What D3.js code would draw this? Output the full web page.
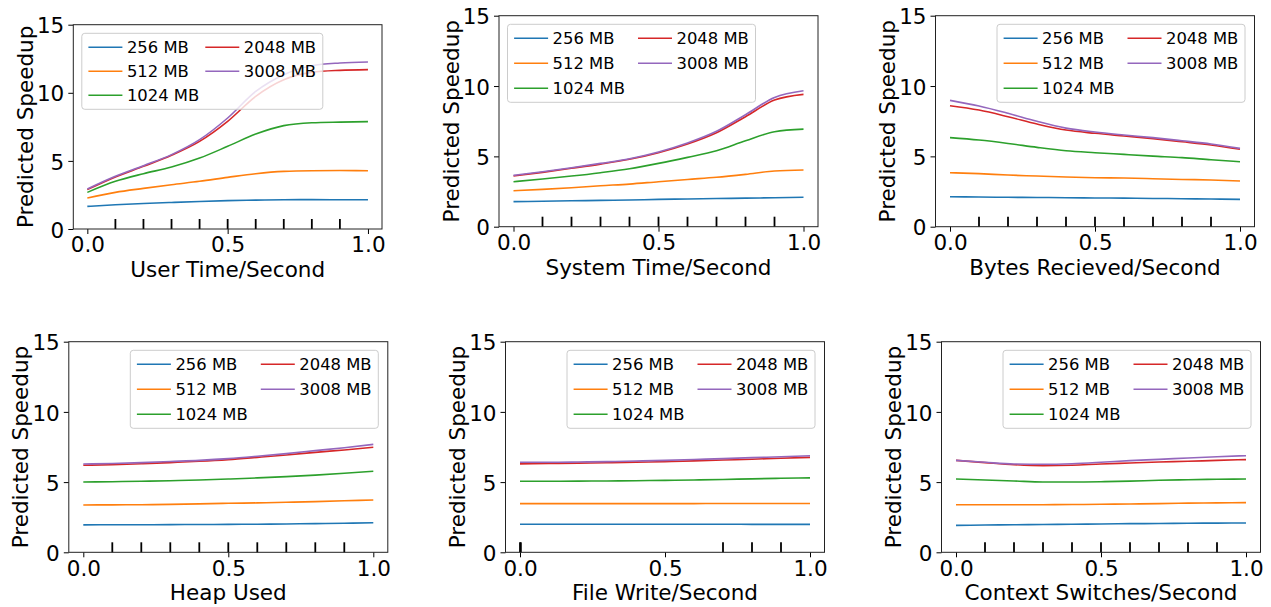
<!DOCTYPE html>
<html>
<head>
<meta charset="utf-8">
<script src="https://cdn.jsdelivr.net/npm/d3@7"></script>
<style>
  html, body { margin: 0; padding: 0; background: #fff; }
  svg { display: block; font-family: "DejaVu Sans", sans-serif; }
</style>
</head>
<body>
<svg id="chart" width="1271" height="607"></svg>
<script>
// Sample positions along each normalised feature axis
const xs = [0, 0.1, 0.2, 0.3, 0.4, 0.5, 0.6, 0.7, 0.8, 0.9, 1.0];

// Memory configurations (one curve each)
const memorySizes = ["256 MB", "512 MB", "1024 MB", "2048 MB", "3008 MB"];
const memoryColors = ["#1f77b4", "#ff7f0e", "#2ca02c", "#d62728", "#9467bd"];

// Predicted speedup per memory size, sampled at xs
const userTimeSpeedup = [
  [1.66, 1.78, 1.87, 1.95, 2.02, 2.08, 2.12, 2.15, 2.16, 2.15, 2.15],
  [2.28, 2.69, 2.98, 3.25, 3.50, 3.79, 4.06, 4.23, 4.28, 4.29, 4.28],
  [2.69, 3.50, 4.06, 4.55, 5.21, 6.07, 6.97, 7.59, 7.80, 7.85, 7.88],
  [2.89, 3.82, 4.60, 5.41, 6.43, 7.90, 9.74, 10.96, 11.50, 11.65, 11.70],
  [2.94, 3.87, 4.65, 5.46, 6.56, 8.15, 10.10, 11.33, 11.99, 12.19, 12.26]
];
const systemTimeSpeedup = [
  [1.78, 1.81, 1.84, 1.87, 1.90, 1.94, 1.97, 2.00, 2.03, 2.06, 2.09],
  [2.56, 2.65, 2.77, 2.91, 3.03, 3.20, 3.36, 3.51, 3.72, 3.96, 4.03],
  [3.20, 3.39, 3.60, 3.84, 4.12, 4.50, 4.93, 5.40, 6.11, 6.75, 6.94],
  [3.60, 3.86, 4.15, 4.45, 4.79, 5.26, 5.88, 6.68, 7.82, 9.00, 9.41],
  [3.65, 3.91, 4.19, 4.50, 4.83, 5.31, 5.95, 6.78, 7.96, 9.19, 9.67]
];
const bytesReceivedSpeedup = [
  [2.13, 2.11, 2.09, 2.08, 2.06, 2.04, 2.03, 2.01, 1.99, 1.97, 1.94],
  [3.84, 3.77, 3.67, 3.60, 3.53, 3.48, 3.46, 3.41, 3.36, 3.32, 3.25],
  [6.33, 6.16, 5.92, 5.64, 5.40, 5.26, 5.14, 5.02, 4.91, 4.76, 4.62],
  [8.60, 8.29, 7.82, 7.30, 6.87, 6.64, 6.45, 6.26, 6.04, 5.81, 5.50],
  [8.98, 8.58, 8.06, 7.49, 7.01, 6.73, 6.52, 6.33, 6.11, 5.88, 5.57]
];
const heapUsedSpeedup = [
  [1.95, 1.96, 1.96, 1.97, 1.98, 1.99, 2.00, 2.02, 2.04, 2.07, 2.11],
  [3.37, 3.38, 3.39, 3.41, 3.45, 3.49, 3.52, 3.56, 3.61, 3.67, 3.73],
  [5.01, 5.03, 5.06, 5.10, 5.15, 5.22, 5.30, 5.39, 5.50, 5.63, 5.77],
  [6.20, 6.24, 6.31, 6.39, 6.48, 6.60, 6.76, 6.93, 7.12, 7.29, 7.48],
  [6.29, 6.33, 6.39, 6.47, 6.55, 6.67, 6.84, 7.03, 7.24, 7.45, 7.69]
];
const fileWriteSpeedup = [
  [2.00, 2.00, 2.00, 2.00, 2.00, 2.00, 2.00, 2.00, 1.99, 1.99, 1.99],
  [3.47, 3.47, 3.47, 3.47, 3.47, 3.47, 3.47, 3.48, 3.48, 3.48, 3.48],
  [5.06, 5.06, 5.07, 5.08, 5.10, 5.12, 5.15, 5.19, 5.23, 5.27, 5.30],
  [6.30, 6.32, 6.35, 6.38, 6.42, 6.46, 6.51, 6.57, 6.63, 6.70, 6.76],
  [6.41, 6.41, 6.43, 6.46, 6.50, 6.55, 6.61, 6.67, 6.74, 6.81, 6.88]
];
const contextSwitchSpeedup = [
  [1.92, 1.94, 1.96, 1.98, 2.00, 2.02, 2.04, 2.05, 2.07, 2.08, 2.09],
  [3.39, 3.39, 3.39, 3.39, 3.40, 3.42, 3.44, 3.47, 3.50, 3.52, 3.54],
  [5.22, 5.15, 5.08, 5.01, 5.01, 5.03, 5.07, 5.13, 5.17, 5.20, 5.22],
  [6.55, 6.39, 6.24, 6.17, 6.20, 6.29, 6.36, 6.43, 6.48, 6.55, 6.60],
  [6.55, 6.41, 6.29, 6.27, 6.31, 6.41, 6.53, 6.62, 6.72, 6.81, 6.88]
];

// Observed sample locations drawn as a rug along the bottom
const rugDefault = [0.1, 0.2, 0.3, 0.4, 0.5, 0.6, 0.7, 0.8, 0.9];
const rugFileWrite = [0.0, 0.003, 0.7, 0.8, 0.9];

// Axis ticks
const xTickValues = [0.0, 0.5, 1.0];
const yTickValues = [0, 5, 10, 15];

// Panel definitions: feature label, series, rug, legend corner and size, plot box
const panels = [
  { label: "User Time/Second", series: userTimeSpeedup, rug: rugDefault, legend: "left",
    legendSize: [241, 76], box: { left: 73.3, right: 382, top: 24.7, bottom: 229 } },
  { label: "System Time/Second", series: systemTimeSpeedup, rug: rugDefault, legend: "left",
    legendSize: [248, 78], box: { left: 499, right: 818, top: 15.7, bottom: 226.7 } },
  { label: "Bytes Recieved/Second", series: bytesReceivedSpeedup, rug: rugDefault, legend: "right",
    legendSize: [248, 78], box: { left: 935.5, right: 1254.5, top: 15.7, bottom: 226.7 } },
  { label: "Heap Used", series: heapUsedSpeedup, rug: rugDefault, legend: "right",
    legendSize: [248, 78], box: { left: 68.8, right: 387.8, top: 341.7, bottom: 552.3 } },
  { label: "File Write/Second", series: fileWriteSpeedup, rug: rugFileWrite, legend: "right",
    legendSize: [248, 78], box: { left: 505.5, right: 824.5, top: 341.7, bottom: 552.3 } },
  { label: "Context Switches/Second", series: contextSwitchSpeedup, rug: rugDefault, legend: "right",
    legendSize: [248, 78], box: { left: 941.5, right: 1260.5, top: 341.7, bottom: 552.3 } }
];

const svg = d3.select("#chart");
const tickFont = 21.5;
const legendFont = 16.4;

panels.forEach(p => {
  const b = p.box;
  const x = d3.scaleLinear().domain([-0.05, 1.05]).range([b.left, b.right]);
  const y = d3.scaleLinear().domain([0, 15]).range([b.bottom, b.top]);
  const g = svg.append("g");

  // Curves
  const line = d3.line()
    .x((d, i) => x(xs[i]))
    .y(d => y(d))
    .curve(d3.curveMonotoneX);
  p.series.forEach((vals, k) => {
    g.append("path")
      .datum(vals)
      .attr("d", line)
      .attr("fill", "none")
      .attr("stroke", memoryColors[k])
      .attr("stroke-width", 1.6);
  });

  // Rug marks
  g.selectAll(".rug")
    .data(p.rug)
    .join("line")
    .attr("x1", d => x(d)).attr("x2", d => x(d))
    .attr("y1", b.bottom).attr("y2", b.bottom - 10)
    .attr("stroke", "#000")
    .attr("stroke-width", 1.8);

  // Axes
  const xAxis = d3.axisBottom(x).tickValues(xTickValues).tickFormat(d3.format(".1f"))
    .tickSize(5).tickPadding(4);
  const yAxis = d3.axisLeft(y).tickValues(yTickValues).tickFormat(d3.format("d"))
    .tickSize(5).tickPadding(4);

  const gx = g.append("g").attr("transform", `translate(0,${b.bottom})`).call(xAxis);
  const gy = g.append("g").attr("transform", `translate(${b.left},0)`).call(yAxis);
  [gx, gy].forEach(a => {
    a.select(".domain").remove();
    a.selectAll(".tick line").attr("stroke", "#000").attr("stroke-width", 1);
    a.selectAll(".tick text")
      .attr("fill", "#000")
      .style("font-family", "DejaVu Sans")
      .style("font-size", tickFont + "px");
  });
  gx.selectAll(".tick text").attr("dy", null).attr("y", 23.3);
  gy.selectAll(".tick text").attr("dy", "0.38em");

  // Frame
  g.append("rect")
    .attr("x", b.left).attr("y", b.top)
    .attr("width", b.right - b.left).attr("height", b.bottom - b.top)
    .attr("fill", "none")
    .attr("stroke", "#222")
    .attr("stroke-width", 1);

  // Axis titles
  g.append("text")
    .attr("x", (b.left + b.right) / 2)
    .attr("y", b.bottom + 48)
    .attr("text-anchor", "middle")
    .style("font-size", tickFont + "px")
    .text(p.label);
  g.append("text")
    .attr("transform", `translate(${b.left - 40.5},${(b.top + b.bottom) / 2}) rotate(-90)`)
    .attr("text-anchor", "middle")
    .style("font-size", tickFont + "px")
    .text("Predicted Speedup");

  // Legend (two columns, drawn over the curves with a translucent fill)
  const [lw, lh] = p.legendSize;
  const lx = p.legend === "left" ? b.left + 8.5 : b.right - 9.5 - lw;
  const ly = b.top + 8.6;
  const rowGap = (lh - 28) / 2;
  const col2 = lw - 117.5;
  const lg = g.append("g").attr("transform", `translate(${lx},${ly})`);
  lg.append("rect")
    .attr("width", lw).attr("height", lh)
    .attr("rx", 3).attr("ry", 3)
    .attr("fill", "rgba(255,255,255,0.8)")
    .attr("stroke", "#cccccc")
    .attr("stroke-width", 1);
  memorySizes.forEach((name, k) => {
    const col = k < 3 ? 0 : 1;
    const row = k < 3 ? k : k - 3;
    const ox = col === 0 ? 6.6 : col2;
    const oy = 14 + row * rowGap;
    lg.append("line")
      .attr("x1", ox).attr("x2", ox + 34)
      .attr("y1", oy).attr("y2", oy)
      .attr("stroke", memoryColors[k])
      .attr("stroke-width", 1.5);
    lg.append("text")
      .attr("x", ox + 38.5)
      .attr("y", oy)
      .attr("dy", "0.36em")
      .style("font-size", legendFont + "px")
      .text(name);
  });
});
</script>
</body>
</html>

======

*WHAT IS REQUIRED*. Write down every line from the opening of the listing to the line with "0.8, 0.9, 1.0];", both included, and nothing else; the pictures are omitted.

*SOLUTION TO THIS TASK*.
What D3.js code would draw this? Output the full web page.
<!DOCTYPE html>
<html>
<head>
<meta charset="utf-8">
<script src="https://cdn.jsdelivr.net/npm/d3@7"></script>
<style>
  html, body { margin: 0; padding: 0; background: #fff; }
  svg { display: block; font-family: "DejaVu Sans", sans-serif; }
</style>
</head>
<body>
<svg id="chart" width="1271" height="607"></svg>
<script>
// Sample positions along each normalised feature axis
const xs = [0, 0.1, 0.2, 0.3, 0.4, 0.5, 0.6, 0.7, 0.8, 0.9, 1.0];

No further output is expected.